[Set exercise]
Any pictures in the records below must be left out when you repeat the lines from the line containing "Reproduce this chart" through the line containing "27.5, 30, 32];" exactly.

════

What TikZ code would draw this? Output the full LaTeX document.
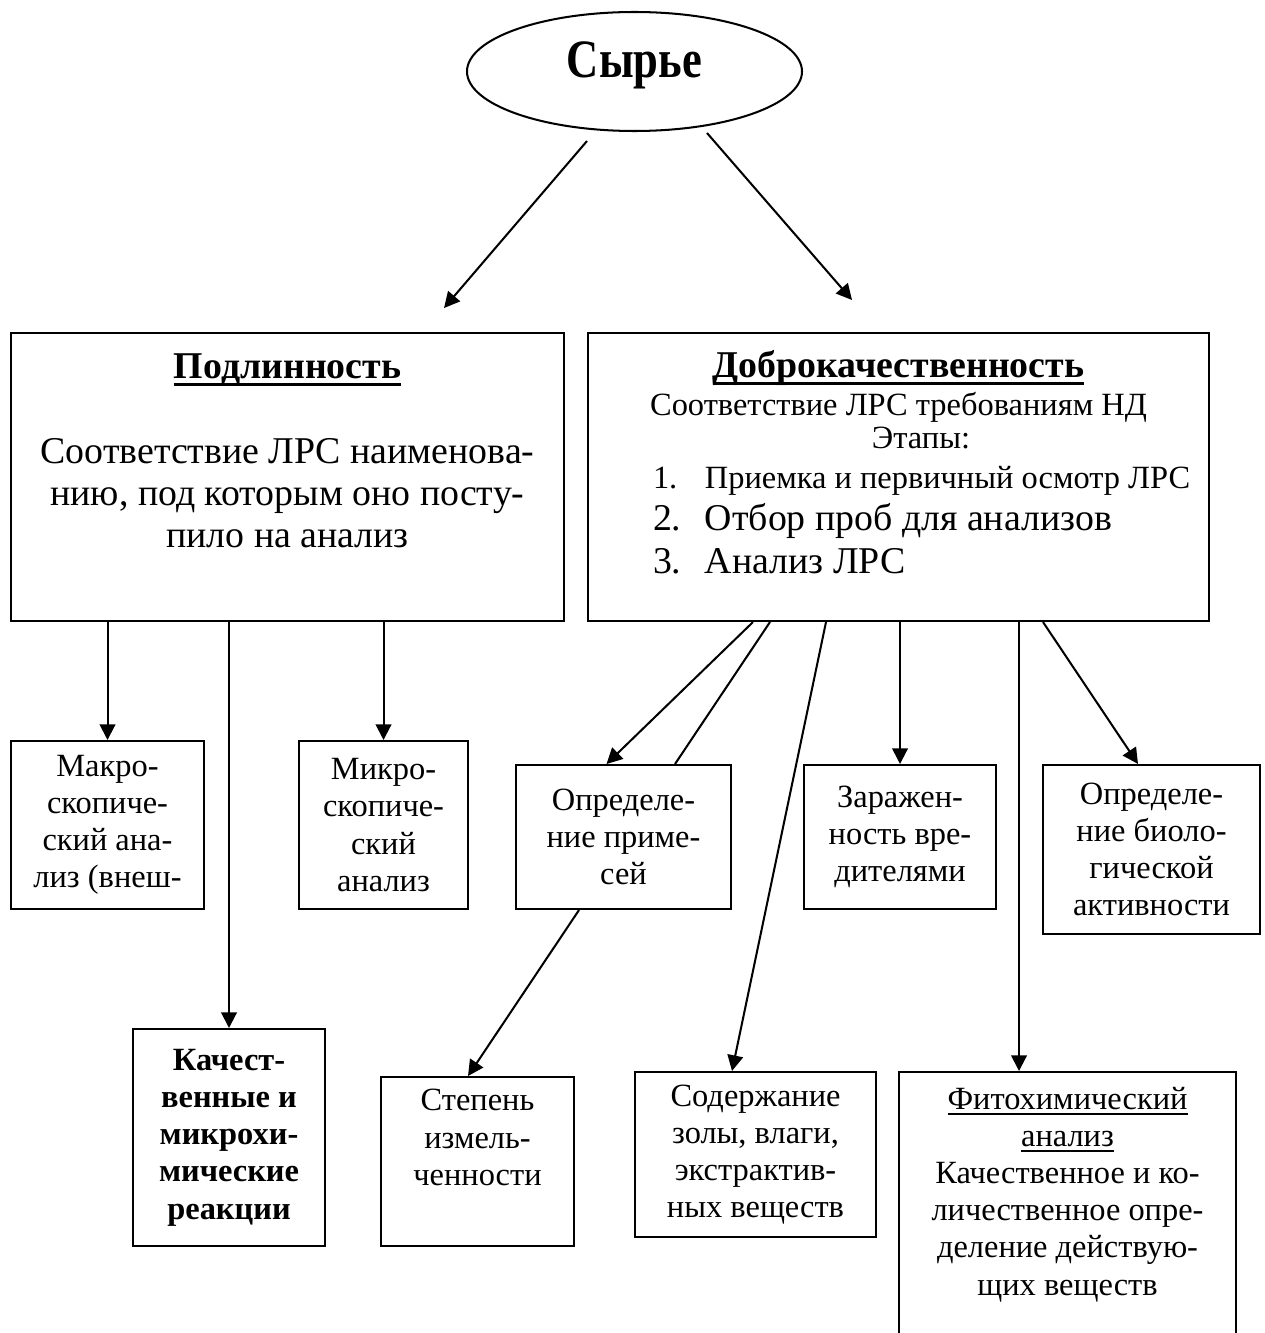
\documentclass[tikz,border=0pt]{standalone}
\usepackage{fontspec}
\usepackage{graphicx}
\setmainfont{Liberation Serif}
\usetikzlibrary{arrows.meta,positioning,calc,shapes.geometric}
\def\pxu{0.37pt}
\newcommand{\szbig}{\fontsize{16pt}{18pt}\selectfont}
\newcommand{\szbody}{\fontsize{14pt}{15.7pt}\selectfont}
\newcommand{\szsmall}{\fontsize{12pt}{13.75pt}\selectfont}
\newcommand{\ulbold}[1]{\setbox0=\hbox{#1}\rlap{\rule[-2.95pt]{\wd0}{1.1pt}}\box0}
\newcommand{\ulthin}[1]{\setbox0=\hbox{#1}\rlap{\rule[-2.1pt]{\wd0}{0.6pt}}\box0}

\begin{document}
\begin{tikzpicture}[x=0.37pt, y=-0.37pt, line width=0.75pt,
    >={Triangle[length=5.8pt,width=5.8pt]},
    box/.style={draw, anchor=north west, inner sep=0pt, align=center, font=\szsmall},
    bigbox/.style={draw, anchor=north west, inner sep=0pt},
    txt/.style={inner sep=0pt}]
\useasboundingbox (0,0) rectangle (1264,1333);
\clip (0,0) rectangle (1264,1333);

% raw material
\node[draw, ellipse, minimum width=335*\pxu, minimum height=119*\pxu, inner sep=0pt,
    text depth=8.9pt, font=\szbig\bfseries] (syr) at (634.5,71.5) {\scalebox{1.03}[1.25]{Сырье}};

% two main branches
\node[bigbox, minimum width=553*\pxu, minimum height=288*\pxu] (podl) at (10,332) {};
\node[bigbox, minimum width=621*\pxu, minimum height=288*\pxu] (dobr) at (587,332) {};

\coordinate (sl) at ($(syr.south)+(-47.5,9)$);
\coordinate (el) at ($(podl.north)+(156.5,-24)$);
\coordinate (sr) at ($(syr.south)+(72.5,1)$);
\coordinate (er) at ($(dobr.north)+(-46.5,-32)$);
\draw[->] (sl) -- (el);
\draw[->] (sr) -- (er);

% authenticity text
\node[txt, anchor=base, font=\szbody\bfseries] (podltitle) at ($(podl.north)+(0,46)$)
    {\ulbold{Подлинность}};
\node[txt, anchor=north, align=center, font=\szbody] (podltext) at ($(podl.north)+(0,105)$)
    {Соответствие ЛРС наименова-\\нию, под которым оно посту-\\пило на анализ};

% quality text
\node[txt, anchor=base, font=\szbody\bfseries] (dobrtitle) at ($(dobr.north)+(0,45)$)
    {\ulbold{Доброкачественность}};
\node[txt, anchor=base, font=\szsmall] (dobrsub) at ($(dobr.north)+(0,83)$)
    {Соответствие ЛРС требованиям НД};
\node[txt, anchor=base, font=\szsmall] (etapy) at ($(dobr.north)+(22.5,116)$) {Этапы:};
\node[txt, anchor=base west, font=\szsmall] (etap1) at ($(dobr.north west)+(65,156)$)
    {\makebox[19.2pt][l]{1.}Приемка и первичный осмотр ЛРС};
\node[txt, anchor=base west, font=\szbody] (etap2) at ($(dobr.north west)+(65,198)$)
    {\makebox[19.2pt][l]{2.}Отбор проб для анализов};
\node[txt, anchor=base west, font=\szbody] (etap3) at ($(dobr.north west)+(65,241)$)
    {\makebox[19.2pt][l]{3.}Анализ ЛРС};

% authenticity children
\node[box, minimum width=193*\pxu, minimum height=168*\pxu] (makro) at (10,740)
    {Макро-\\скопиче-\\ский ана-\\лиз (внеш-};
\node[box, minimum width=169*\pxu, minimum height=168*\pxu] (mikro) at (298,740)
    {Микро-\\скопиче-\\ский\\анализ};
\node[box, minimum width=192*\pxu, minimum height=217*\pxu, font=\szsmall\bfseries] (kach) at (132,1028)
    {Качест-\\венные и\\микрохи-\\мические\\реакции};
\draw[->] (makro.north |- podl.south) -- (makro.north);
\draw[->] (kach.north |- podl.south) -- (kach.north);
\draw[->] (mikro.north |- podl.south) -- (mikro.north);

% quality children
\node[box, minimum width=215*\pxu, minimum height=144*\pxu] (prim) at (515,764)
    {Определе-\\ние приме-\\сей};
\node[box, minimum width=192*\pxu, minimum height=144*\pxu] (zar) at (803,764)
    {Заражен-\\ность вре-\\дителями};
\node[box, minimum width=217*\pxu, minimum height=169*\pxu] (biol) at (1042,764)
    {Определе-\\ние биоло-\\гической\\активности};
\node[box, minimum width=193*\pxu, minimum height=169*\pxu] (stepen) at (380,1076)
    {Степень\\измель-\\ченности\\\strut};
\node[box, minimum width=241*\pxu, minimum height=165*\pxu] (sod) at (634,1071)
    {Содержание\\золы, влаги,\\экстрактив-\\ных веществ};
\node[bigbox, minimum width=337*\pxu, minimum height=300*\pxu] (fito) at (898,1071) {};
\node[txt, anchor=north, align=center, font=\szsmall] (fitotext) at ($(fito.north)+(0,15)$)
    {\ulthin{Фитохимический}\\\ulthin{анализ}\\Качественное и ко-\\личественное опре-\\деление действую-\\щих веществ};

\coordinate (fitoin) at ($(fito.north)+(-48.5,0)$);
\draw[->] ($(dobr.south west)+(166,0)$) -- ($(prim.north)+(-17,0)$);
\draw ($(dobr.south west)+(183,0)$) -- ($(prim.north)+(51.5,0)$);
\draw[->] ($(dobr.south west)+(239,0)$) -- ($(sod.north)+(-23.5,0)$);
\draw[->] (zar.north |- dobr.south) -- (zar.north);
\draw[->] (fitoin |- dobr.south) -- (fitoin);
\draw[->] ($(dobr.south west)+(456,0)$) -- ($(biol.north)+(-13.5,0)$);
\draw[->] ($(prim.south)+(-44.5,0)$) -- ($(stepen.north)+(-9.5,0)$);
\end{tikzpicture}
\end{document}
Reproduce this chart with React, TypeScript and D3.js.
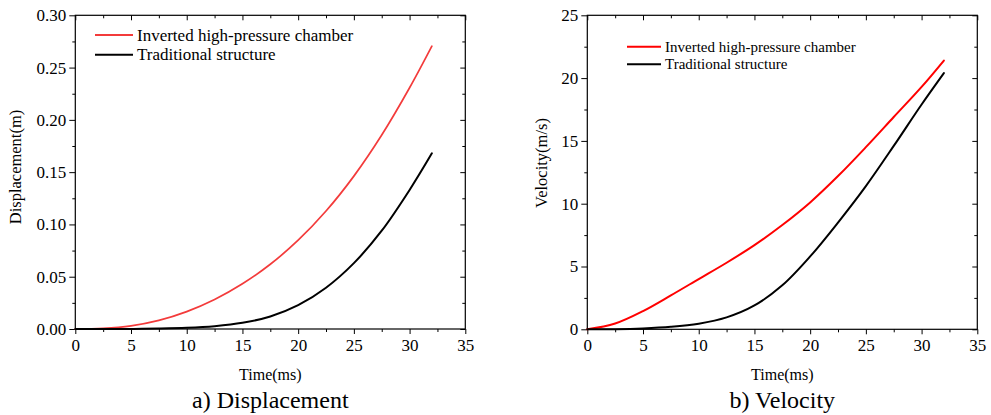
import React, { useEffect, useRef } from "react";
import * as d3 from "d3";

// time axis samples (ms)
const time = [0, 2.5, 5, 7.5, 10, 12.5, 15, 17.5, 20, 22.5, 25, 27.5, 30, 32];

// a) displacement (m)
const dispInverted = [0, 0.0006, 0.003, 0.0082, 0.0166, 0.0282, 0.0432, 0.0619, 0.0849, 0.1128, 0.1462, 0.1855, 0.2307, 0.2705];
const dispTraditional = [0, 0.00001, 0.0001, 0.0004, 0.0011, 0.0027, 0.0059, 0.012, 0.0228, 0.0395, 0.063, 0.094, 0.133, 0.168];

// b) velocity (m/s)
const velInverted = [0, 0.46, 1.45, 2.7, 4.0, 5.3, 6.7, 8.3, 10.1, 12.2, 14.5, 16.9, 19.3, 21.4];
const velTraditional = [0, 0.01, 0.07, 0.2, 0.45, 0.95, 1.9, 3.5, 5.8, 8.5, 11.4, 14.6, 17.9, 20.4];

const seriesNames = ["Inverted high-pressure chamber", "Traditional structure"];
const xTicks = [0, 5, 10, 15, 20, 25, 30, 35];
const dispTicks = [0, 0.05, 0.1, 0.15, 0.2, 0.25, 0.3];
const velTicks = [0, 5, 10, 15, 20, 25];

const FONT = '"Liberation Serif", "Times New Roman", serif';

type Panel = {
  left: number;
  top: number;
  width: number;
  height: number;
  yTicks: number[];
  yFormat: (v: number) => string;
  yTitle: string;
  yTitlePos: [number, number];
  caption: string;
  series: { values: number[]; color: string; width: number }[];
  legend: { x: number; y: number; gap: number; len: number; size: number };
};

const panels: Panel[] = [
  {
    left: 75.3,
    top: 15.3,
    width: 390,
    height: 313.7,
    yTicks: dispTicks,
    yFormat: d3.format(".2f"),
    yTitle: "Displacement(m)",
    yTitlePos: [16, 167],
    caption: "a) Displacement",
    series: [
      { values: dispInverted, color: "#f33b3b", width: 1.7 },
      { values: dispTraditional, color: "#000", width: 2 },
    ],
    legend: { x: 95, y: 35, gap: 19.7, len: 38, size: 17 },
  },
  {
    left: 587.3,
    top: 15.3,
    width: 390,
    height: 314,
    yTicks: velTicks,
    yFormat: d3.format("d"),
    yTitle: "Velocity(m/s)",
    yTitlePos: [542, 163],
    caption: "b) Velocity",
    series: [
      { values: velInverted, color: "#f00", width: 2 },
      { values: velTraditional, color: "#000", width: 2 },
    ],
    legend: { x: 627, y: 46.7, gap: 17.6, len: 34, size: 15 },
  },
];

function drawPanel(svg: d3.Selection<SVGSVGElement, unknown, null, undefined>, p: Panel) {
  const yMax = p.yTicks[p.yTicks.length - 1];
  const yStep = p.yTicks[1] - p.yTicks[0];
  const x = d3.scaleLinear().domain([0, 35]).range([p.left, p.left + p.width]);
  const y = d3.scaleLinear().domain([0, yMax]).range([p.top + p.height, p.top]);
  const minorX = d3.range(2.5, 35, 5);
  const minorY = p.yTicks.slice(0, -1).map((v) => v + yStep / 2);
  const bottom = p.top + p.height;
  const right = p.left + p.width;

  const g = svg.append("g").style("font-family", FONT);

  const style = (sel: d3.Selection<SVGGElement, unknown, null, undefined>) => {
    sel.attr("font-family", null).attr("font-size", null);
    sel.select(".domain").remove();
    sel.selectAll("line").attr("stroke", "#000").attr("stroke-width", 1);
    sel.selectAll("text").style("font-family", FONT).style("font-size", "17px").attr("fill", "#000");
  };

  // bottom axis, ticks outward
  g.append("g")
    .attr("transform", `translate(0,${bottom})`)
    .call(d3.axisBottom(x).tickValues(xTicks).tickSize(5).tickPadding(5).tickFormat(d3.format("d")))
    .call(style);
  g.append("g")
    .attr("transform", `translate(0,${bottom})`)
    .call(d3.axisBottom(x).tickValues(minorX).tickSize(3).tickFormat(() => ""))
    .call(style);
  // top axis, ticks inward
  g.append("g")
    .attr("transform", `translate(0,${p.top})`)
    .call(d3.axisTop(x).tickValues(xTicks).tickSize(-5).tickFormat(() => ""))
    .call(style);
  g.append("g")
    .attr("transform", `translate(0,${p.top})`)
    .call(d3.axisTop(x).tickValues(minorX).tickSize(-3).tickFormat(() => ""))
    .call(style);
  // left axis, ticks outward
  g.append("g")
    .attr("transform", `translate(${p.left},0)`)
    .call(d3.axisLeft(y).tickValues(p.yTicks).tickSize(6).tickPadding(3).tickFormat((d) => p.yFormat(+d)))
    .call(style);
  g.append("g")
    .attr("transform", `translate(${p.left},0)`)
    .call(d3.axisLeft(y).tickValues(minorY).tickSize(3).tickFormat(() => ""))
    .call(style);
  // right axis, ticks inward
  g.append("g")
    .attr("transform", `translate(${right},0)`)
    .call(d3.axisRight(y).tickValues(p.yTicks).tickSize(-5).tickFormat(() => ""))
    .call(style);
  g.append("g")
    .attr("transform", `translate(${right},0)`)
    .call(d3.axisRight(y).tickValues(minorY).tickSize(-3).tickFormat(() => ""))
    .call(style);

  g.append("rect")
    .attr("x", p.left)
    .attr("y", p.top)
    .attr("width", p.width)
    .attr("height", p.height)
    .attr("fill", "none")
    .attr("stroke", "#000")
    .attr("stroke-width", 1.2);

  const line = d3
    .line<number>()
    .x((_, i) => x(time[i]))
    .y((d) => y(d))
    .curve(d3.curveCatmullRom.alpha(0.5));

  p.series.forEach((s) => {
    g.append("path")
      .attr("d", line(s.values))
      .attr("fill", "none")
      .attr("stroke", s.color)
      .attr("stroke-width", s.width)
      .attr("stroke-linecap", "round");
  });

  // legend
  p.series.forEach((s, i) => {
    const ly = p.legend.y + i * p.legend.gap;
    g.append("line")
      .attr("x1", p.legend.x)
      .attr("x2", p.legend.x + p.legend.len)
      .attr("y1", ly)
      .attr("y2", ly)
      .attr("stroke", s.color)
      .attr("stroke-width", 2);
    g.append("text")
      .attr("x", p.legend.x + p.legend.len + 4)
      .attr("y", ly)
      .attr("dy", "0.33em")
      .style("font-size", `${p.legend.size}px`)
      .text(seriesNames[i]);
  });

  // titles
  g.append("text")
    .attr("transform", `translate(${p.yTitlePos[0]},${p.yTitlePos[1]}) rotate(-90)`)
    .attr("text-anchor", "middle")
    .attr("dy", "0.33em")
    .style("font-size", "16.5px")
    .text(p.yTitle);
  g.append("text")
    .attr("x", p.left + p.width / 2)
    .attr("y", 380)
    .attr("text-anchor", "middle")
    .style("font-size", "16px")
    .text("Time(ms)");
  g.append("text")
    .attr("x", p.left + p.width / 2)
    .attr("y", 408)
    .attr("text-anchor", "middle")
    .style("font-size", "24px")
    .text(p.caption);
}

export default function App() {
  const ref = useRef<SVGSVGElement>(null);

  useEffect(() => {
    const svg = d3.select(ref.current as SVGSVGElement);
    svg.selectAll("*").remove();
    panels.forEach((p) => drawPanel(svg, p));
  }, []);

  return (
    <svg
      ref={ref}
      width={991}
      height={415}
      style={{ position: "absolute", left: 0, top: 0, background: "#fff" }}
    />
  );
}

════

[Solution to this problem]
Reproduce this chart with React, TypeScript and D3.js.
import React, { useEffect, useRef } from "react";
import * as d3 from "d3";

// time axis samples (ms)
const time = [0, 2.5, 5, 7.5, 10, 12.5, 15, 17.5, 20, 22.5, 25, 27.5, 30, 32];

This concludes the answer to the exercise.